SCOTT BIGELOW, who wrestled professionally under the nickname “Bam Bam,” was found dead on Friday in Hudson, Fla. He was 45.
The cause of death was unknown. There didn’t appear to be foul play, but the Pasco County sheriff’s office was awaiting autopsy results.
Bigelow worked for WWE, ECW and WCW extensively throughout his 20-year sports-entertainment career. A former ECW Champion, ECW Television Champion and WCW Tag Team Champion, he was perhaps best known for his rivalry with Lawrence Taylor that culminated in the main event of WrestleMania XI in 1995.
Bigelow’s death shook friends and family, as well as the wrestling community. Survivors include daughter Ricci and sons Shane and Scott, who live with his ex-wife in Ocean County, N.J.
“He was a good guy, very good, with a good heart,” wrestler Jerry Sags, one-half of the renowned tag team The Nasty Boys and a longtime friend of Bigelow’s, told The Tampa Tribune.
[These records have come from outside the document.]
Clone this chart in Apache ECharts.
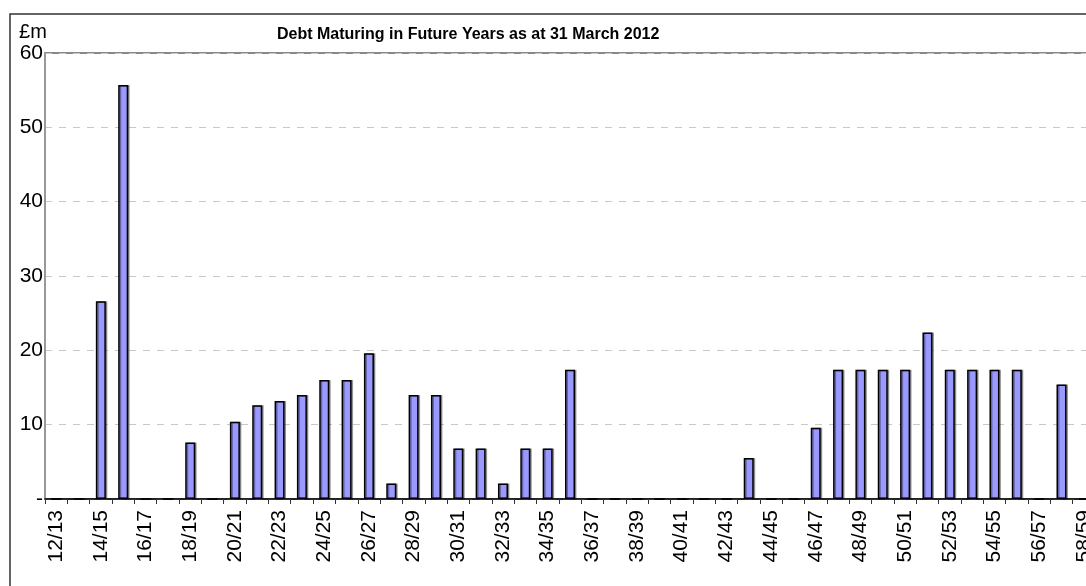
<!DOCTYPE html>
<html>
<head>
<meta charset="utf-8">
<title>Debt Maturing in Future Years</title>
<script src="https://cdn.jsdelivr.net/npm/echarts@6/dist/echarts.min.js"></script>
<style>
  html, body { margin: 0; padding: 0; background: #fff; }
  #main { width: 1086px; height: 586px; }
</style>
</head>
<body>
<div id="main"></div>
<script>
// financial years 12/13 .. 58/59
var years = [];
for (var y = 12; y <= 58; y++) {
    years.push(y + '/' + (y + 1));
}

// debt maturing, £m (0 = nothing maturing)
var debt = [
    0, 0, 26.6, 55.7, 0, 0, 7.6, 0, 10.4, 12.6,      // 12/13 - 21/22
    13.2, 14.0, 16.0, 16.0, 19.6, 2.1, 14.0, 14.0, 6.8, 6.8,   // 22/23 - 31/32
    2.1, 6.8, 6.8, 17.4, 0, 0, 0, 0, 0, 0,           // 32/33 - 41/42
    0, 5.5, 0, 0, 9.6, 17.4, 17.4, 17.4, 17.4, 22.4, // 42/43 - 51/52
    17.4, 17.4, 17.4, 17.4, 0, 15.4, 0               // 52/53 - 58/59
];

var yTicks = [0, 60, 10]; // min, max, step

var myChart = echarts.init(document.getElementById('main'));
myChart.setOption({
    animation: false,
    textStyle: { fontFamily: 'Liberation Sans, Arial, sans-serif' },
    title: {
        text: 'Debt Maturing in Future Years as at 31 March 2012',
        left: 272,
        top: 22,
        textStyle: { fontSize: 16, fontWeight: 'bold', color: '#000' }
    },
    // outer chart frame
    graphic: [{
        type: 'rect',
        shape: { x: 10, y: 14, width: 1200, height: 700 },
        style: { fill: 'none', stroke: '#333', lineWidth: 1.5 },
        silent: true
    }],
    grid: {
        left: 45,
        top: 53,
        width: 1050,
        height: 446,
        outerBoundsMode: 'none',
        containLabel: false,
        show: true,
        borderColor: '#888',
        borderWidth: 2,
        backgroundColor: 'transparent'
    },
    xAxis: {
        type: 'category',
        data: years,
        boundaryGap: true,
        axisLine: { lineStyle: { color: '#000', width: 1.5 } },
        axisTick: { show: true, interval: 0, length: 5, lineStyle: { color: '#333' } },
        axisLabel: {
            interval: 1,
            rotate: 90,
            margin: 11,
            fontSize: 21,
            color: '#000'
        }
    },
    yAxis: {
        type: 'value',
        min: yTicks[0],
        max: yTicks[1],
        interval: yTicks[2],
        name: '£m',
        nameLocation: 'end',
        nameGap: 4,
        nameTextStyle: { fontSize: 20, color: '#000', align: 'center', padding: [0, 24, 0, 0] },
        axisLine: { show: true, lineStyle: { color: '#999', width: 2 } },
        axisTick: { show: false },
        axisLabel: {
            fontSize: 21,
            color: '#000',
            margin: 2,
            formatter: function (v) { return v === 0 ? '-' : v; }
        },
        splitLine: { lineStyle: { color: '#c8c8c8', type: [7, 7], width: 1 } }
    },
    series: [{
        type: 'bar',
        data: debt,
        barWidth: 10,
        itemStyle: {
            color: '#9999ff',
            borderColor: '#000',
            borderWidth: 1.5,
            shadowColor: 'rgba(0,0,0,0.35)',
            shadowOffsetX: 1.5,
            shadowBlur: 0
        }
    }]
});
</script>
</body>
</html>
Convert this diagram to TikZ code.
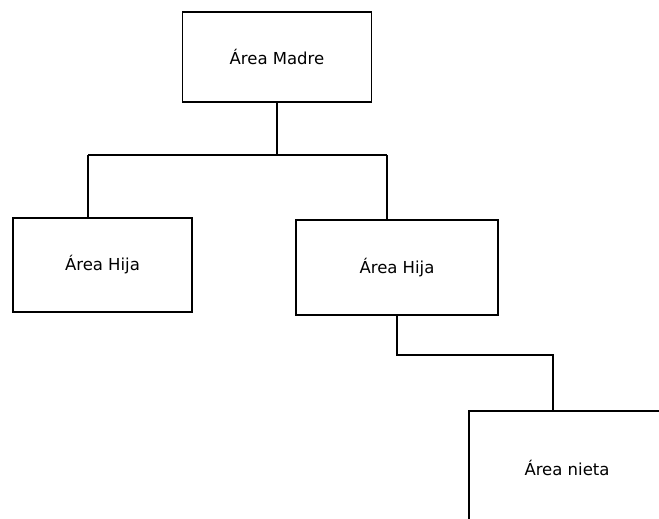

Sags and Bigelow had worked together recently on local and regional American Combat Wrestling promotions for which Bam Bam often gave advice to ACW wrestlers like “Roughhouse” Ralph Mosca, Sideshow and David Mercury.
“In a lot of ways he was just a big teddy bear that had that New Jersey attitude about him,” Sags said. “My last conversation with Bam Bam, I saw the state he was in and I said, ‘Man, we’ve lost 40 of our friends (in recent years). I’m tired of going to funerals. Don’t let it happen to you.’ ”
Bigelow, who finished third in the 1979 New Jersey state wrestling tournament for Neptune High School, was known for the fiery tattoo that covered his skull and uncanny agility for a man of nearly 400 pounds.
Brian Knobbs, the other half of The Nasty Boys, was a friend of Bigelow’s, as well as a foe in the ring.
Bigelow “not only had the look, but he was a tremendous athlete. He did tons of crazy stuff off the top rope,” Knobbs said. “Me and him had a WCW hardcore championship of the world match in St. Louis. We fought all over the building, even in the concession stand. He wound up beating me.”
In the mid-1980s, Bigelow performed drop kicks and other aerial maneuvers, and perfected a finishing move he called “Greetings From Asbury Park.”
But his bone-crunching approach probably shortened his career.
In an interview last year, Bigelow said that he once was 6-foot-3, but was then 6-1. He attributed his diminishing frame to back surgeries.